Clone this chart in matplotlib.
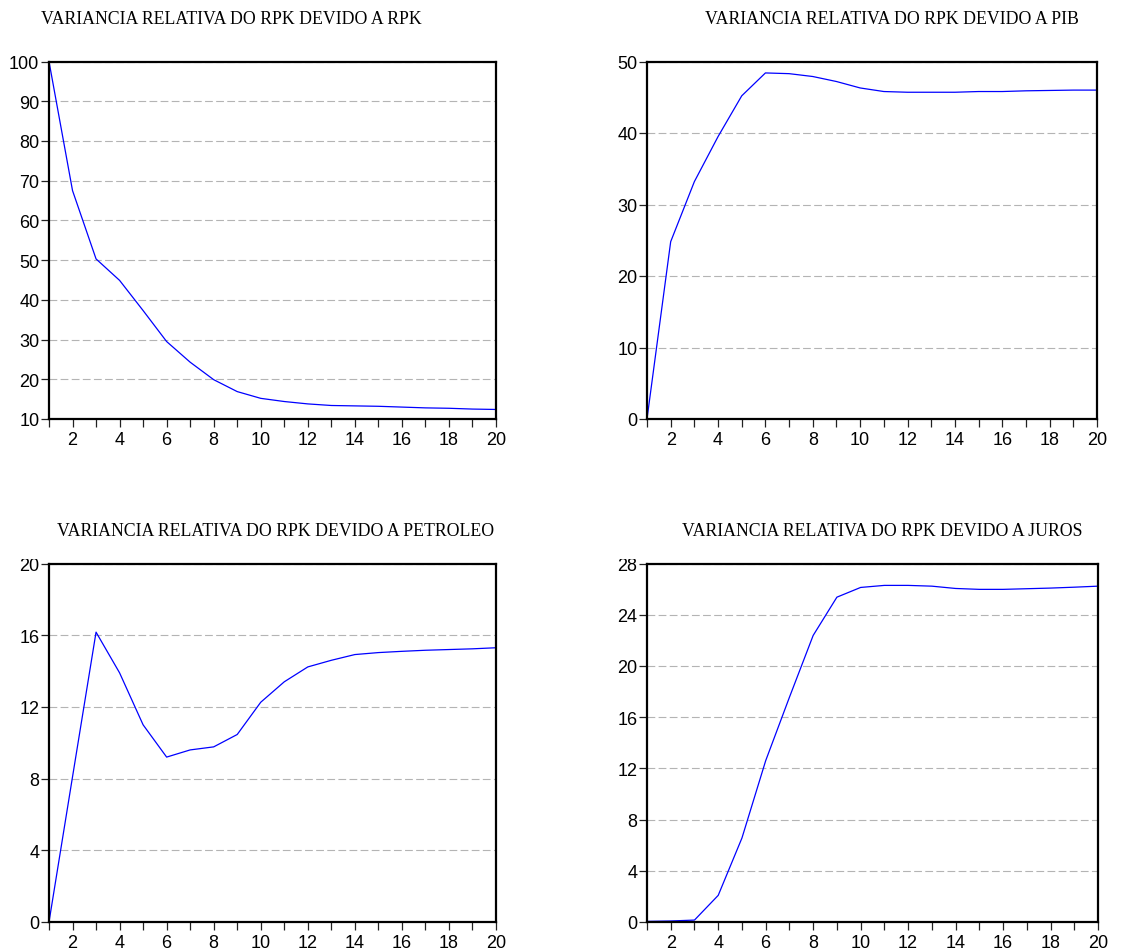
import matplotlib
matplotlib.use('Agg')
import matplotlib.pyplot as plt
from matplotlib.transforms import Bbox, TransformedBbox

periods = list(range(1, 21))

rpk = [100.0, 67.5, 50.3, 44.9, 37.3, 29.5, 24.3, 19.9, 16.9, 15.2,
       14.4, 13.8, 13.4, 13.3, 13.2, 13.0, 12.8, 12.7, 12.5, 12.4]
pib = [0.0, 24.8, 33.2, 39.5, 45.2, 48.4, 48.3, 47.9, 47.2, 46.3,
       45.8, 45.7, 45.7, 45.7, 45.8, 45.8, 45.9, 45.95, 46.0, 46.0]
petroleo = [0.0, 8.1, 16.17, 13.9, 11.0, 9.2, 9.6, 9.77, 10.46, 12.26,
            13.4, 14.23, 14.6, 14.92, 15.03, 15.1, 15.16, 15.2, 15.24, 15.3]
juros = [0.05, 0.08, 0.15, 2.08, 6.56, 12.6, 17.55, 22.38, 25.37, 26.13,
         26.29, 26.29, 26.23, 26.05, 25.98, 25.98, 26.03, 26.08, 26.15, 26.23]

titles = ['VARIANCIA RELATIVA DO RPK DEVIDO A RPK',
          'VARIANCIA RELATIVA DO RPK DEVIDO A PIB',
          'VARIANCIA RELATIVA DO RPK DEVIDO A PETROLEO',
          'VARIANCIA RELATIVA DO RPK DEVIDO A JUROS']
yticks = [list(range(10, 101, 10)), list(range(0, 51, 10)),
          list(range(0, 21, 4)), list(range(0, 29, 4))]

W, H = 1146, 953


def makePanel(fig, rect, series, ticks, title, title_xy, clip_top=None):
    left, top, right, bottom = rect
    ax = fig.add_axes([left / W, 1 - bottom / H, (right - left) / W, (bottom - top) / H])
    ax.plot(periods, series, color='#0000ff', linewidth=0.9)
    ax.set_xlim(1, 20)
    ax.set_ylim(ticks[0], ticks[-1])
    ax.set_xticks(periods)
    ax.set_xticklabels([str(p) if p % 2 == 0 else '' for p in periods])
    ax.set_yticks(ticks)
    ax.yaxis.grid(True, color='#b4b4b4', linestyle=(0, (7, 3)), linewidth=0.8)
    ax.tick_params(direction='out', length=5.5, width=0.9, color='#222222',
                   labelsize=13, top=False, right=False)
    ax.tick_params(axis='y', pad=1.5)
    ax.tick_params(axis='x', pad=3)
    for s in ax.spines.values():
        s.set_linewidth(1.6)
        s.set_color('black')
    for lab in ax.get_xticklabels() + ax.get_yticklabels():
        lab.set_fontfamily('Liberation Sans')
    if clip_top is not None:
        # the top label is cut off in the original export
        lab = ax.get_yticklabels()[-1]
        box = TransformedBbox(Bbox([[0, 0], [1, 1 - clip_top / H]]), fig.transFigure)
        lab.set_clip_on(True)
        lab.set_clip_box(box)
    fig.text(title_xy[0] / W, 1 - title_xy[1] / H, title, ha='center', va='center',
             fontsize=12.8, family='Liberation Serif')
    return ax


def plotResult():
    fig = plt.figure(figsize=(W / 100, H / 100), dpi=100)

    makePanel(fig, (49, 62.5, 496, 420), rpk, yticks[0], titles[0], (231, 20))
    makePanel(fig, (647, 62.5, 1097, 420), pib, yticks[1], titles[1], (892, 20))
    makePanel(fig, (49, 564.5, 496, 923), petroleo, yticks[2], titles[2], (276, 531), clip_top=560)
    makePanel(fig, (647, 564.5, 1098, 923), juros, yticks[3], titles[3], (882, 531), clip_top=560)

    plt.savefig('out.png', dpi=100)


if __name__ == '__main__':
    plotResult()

★ ★ ★ ★

Restate each line from the start of the listing through the line bearing "periods = list(range(1, 21))" word for word. Drop the pictures.

Clone this chart in matplotlib.
import matplotlib
matplotlib.use('Agg')
import matplotlib.pyplot as plt
from matplotlib.transforms import Bbox, TransformedBbox

periods = list(range(1, 21))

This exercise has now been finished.